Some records
——————

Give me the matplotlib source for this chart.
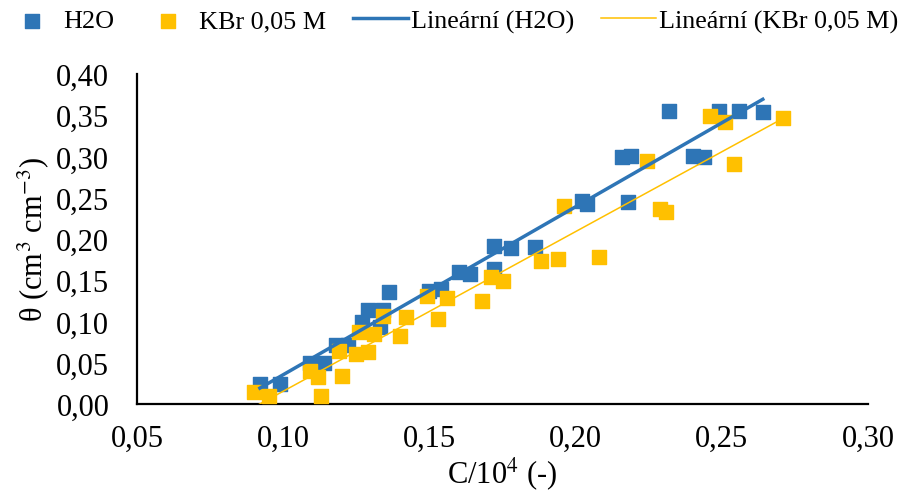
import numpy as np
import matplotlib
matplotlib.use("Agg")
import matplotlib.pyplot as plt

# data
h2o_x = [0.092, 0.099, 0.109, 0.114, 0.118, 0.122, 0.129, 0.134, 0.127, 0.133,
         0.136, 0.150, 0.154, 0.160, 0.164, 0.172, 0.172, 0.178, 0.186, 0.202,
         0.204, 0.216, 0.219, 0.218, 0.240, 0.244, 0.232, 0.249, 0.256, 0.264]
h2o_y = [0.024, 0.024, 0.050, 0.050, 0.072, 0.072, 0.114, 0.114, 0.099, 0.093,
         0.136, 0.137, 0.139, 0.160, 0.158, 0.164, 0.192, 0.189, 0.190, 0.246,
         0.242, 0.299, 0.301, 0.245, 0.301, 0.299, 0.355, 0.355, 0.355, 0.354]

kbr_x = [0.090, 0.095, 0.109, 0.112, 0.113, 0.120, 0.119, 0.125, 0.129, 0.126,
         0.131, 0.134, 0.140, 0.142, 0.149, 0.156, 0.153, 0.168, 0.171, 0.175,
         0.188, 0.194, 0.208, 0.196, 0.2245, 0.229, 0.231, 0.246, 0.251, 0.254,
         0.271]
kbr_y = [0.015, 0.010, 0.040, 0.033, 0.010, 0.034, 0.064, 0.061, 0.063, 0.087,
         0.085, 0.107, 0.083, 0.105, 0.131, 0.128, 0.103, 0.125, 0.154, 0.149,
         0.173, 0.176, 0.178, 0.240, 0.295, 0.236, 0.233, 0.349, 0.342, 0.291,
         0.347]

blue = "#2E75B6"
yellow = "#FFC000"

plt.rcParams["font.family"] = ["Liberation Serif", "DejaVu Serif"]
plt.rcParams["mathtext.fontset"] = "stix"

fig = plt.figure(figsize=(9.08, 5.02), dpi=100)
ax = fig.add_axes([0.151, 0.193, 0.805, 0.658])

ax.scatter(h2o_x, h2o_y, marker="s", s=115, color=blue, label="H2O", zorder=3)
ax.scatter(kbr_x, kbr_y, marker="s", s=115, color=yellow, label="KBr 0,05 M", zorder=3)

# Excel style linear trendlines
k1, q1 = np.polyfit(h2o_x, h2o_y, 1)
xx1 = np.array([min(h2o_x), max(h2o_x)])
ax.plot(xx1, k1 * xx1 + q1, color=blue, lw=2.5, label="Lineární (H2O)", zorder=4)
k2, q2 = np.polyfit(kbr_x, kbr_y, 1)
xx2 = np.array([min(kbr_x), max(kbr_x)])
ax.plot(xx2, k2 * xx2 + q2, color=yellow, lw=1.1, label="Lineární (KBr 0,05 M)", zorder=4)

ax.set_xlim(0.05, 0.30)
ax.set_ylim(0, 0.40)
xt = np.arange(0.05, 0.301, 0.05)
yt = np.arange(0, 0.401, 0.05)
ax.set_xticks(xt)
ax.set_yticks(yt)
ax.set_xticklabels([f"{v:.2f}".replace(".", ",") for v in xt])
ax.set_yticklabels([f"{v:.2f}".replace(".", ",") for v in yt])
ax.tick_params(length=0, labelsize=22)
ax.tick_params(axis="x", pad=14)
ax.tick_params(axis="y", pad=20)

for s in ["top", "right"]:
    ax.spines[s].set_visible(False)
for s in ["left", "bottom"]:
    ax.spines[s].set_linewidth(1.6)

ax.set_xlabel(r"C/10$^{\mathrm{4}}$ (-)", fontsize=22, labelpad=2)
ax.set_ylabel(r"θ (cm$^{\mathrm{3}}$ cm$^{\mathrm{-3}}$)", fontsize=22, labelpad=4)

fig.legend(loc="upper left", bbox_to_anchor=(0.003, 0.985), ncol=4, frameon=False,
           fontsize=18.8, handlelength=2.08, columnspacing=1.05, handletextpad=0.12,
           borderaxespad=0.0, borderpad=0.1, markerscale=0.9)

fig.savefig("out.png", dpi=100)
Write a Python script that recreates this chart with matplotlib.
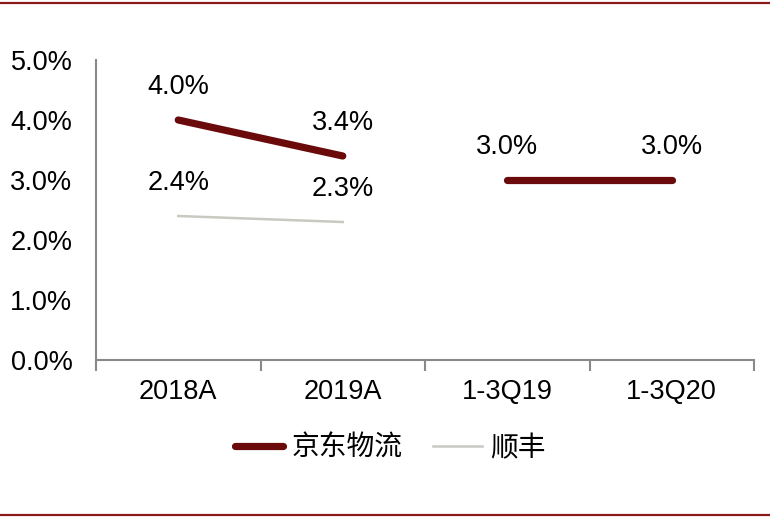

——————

> [Required task]: Starting at the top of the listing above, reproduce each line up to and including the one with "0.355, 0.355, 0.354]"; omit the pictures.

> [The output]:
Give me the matplotlib source for this chart.
import numpy as np
import matplotlib
matplotlib.use("Agg")
import matplotlib.pyplot as plt

# data
h2o_x = [0.092, 0.099, 0.109, 0.114, 0.118, 0.122, 0.129, 0.134, 0.127, 0.133,
         0.136, 0.150, 0.154, 0.160, 0.164, 0.172, 0.172, 0.178, 0.186, 0.202,
         0.204, 0.216, 0.219, 0.218, 0.240, 0.244, 0.232, 0.249, 0.256, 0.264]
h2o_y = [0.024, 0.024, 0.050, 0.050, 0.072, 0.072, 0.114, 0.114, 0.099, 0.093,
         0.136, 0.137, 0.139, 0.160, 0.158, 0.164, 0.192, 0.189, 0.190, 0.246,
         0.242, 0.299, 0.301, 0.245, 0.301, 0.299, 0.355, 0.355, 0.355, 0.354]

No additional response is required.